Bagaimana Pengalaman Jurnalis Indonesia dalam Meliput Piala Dunia?

By , Rabu, 9 Juli 2014 | 12:45 WIB

Ketika saya meliput Piala Dunia 1994 di Amerika Serikat, saya teringat kehadiran para calo tiket pertandingan. Mereka kebanyakan orang-orang keturunan Amerika Latin atau Tengah. 

Yang menarik, awalnya, para calon itu menjual tiket dengan harga 120 Dollar AS di kompleks stadion. Ini harga kira-kira setengah jam sebelumkick off. Tapi begitu laga akan dimulai, mereka bakal bingung, dan itu artinya mereka harus menurunkan harga. 

Dan seterusnya, akan turun harganya ketika laga sudah dimulai. Saya, misalnya, sering membeli tiket seharga 70 Dollar AS. Tapi ada pengalaman saya yang mengharukan. Semula saya berpikir bahwa orang Amerika Serikat (AS) itu sombong, tidak suka dengan pendatang. 

Pikiran ini akhirnya harus saya koreksi, ketika saya ditolong warga AS setelah saya lupa jalur bus pulang yang harus saya kendarai. Mereka dengan baik hati mengantar saya hingga ke penginapan, dan bahkan ditraktir makan segala, padahal jaraknya lumayan jauh yaitu hampir satu jam. 

Bagaimana saya mengirim berita, saat itu? Tentu saya mengirim berita dengan menggunakan faks, yang harus saya tulis dulu di kertas. 

Cara lainnya, saya langsung menelepon ke Jakarta melalui telepon umum. Ini pernah saya lakukan ketika saya dan beberapa wartawan dapat mewawancarai mantan bintang sepak bola Prancis, Michel Platini. 

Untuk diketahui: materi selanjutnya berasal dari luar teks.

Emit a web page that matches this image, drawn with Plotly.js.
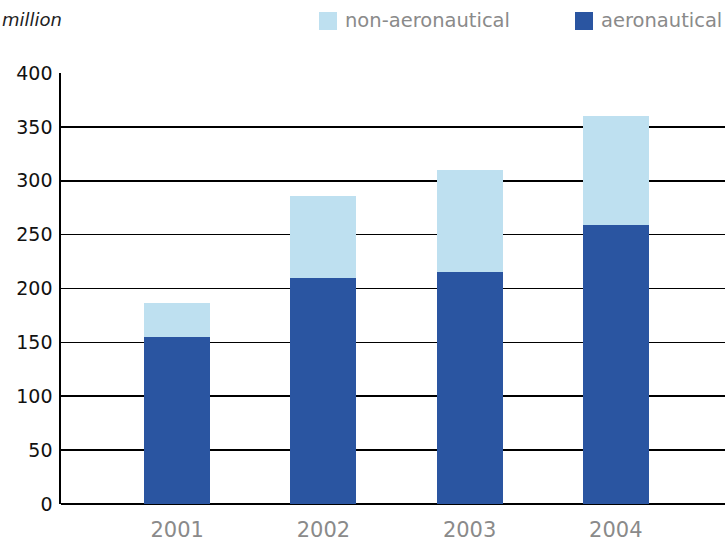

Saya menuju telepon umum, dan minta dihubungkan ke kantor Indosat. Lalu saya minta tolong disambungkan ke kantor redaksi Republika. Saya beritahu bahwa komunikasi saya melalui telepon ini akan dibayar oleh kantor saya.  

Di Piala Dunia 1994, tentu saja, saya menjadi saksi penting dari tragedi Maradona yang diberi sanksi karena menggunakan obat penguat. Juga kasus pembunuhan pemain belakang Kolomdia, Andres Escobar (1967-1994), gara-gara gol bunuh dirinya saat melawan AS. 

Lainnya? Saya menyaksikan antusiasme luar biasa warga AS terhadap olah raga sepak bola, yang ditandai hampir semua stadion dipenuhi penonton. 

Sebuah kenyataan yang belum pernah terbayangkan sebelumnya, mengingat sepak bola rekatif belum dikenal masyarakat negara adi daya itu. 

Namun demikian, yang paling berkesan, ketika saya berada di dalam stadion ketika Brasil melawan Belanda di perempat final. 

Inilah laga klasik yang ditunggu-tunggu. Mereka tidak pernah bertemu dalam 12 tahun. Keduanya bermain terbuka, saling serang. 

Saya masih ingat, saya berada dekat sekali dengan Romario, Bebeto dan Mazinho, ketika mereka merayakan gol Bebeto dengan "gaya menimang bayi". 

Adegan itu saya saksikan dalam jarak fisik yang begitu dekat, yaitu mungkin sekitar tiga meter. Kebetulan saya mendapat tiket tempat duduk yang dekat dengan lapangan hijau. 

Itu pengalaman yang paling membanggakan saya, karena wartawan lain tidak berada dalam posisi begitu dekat seperti saya. Saya, rasanya, dekat sekali dengan tiga bintang Brasil tersebut.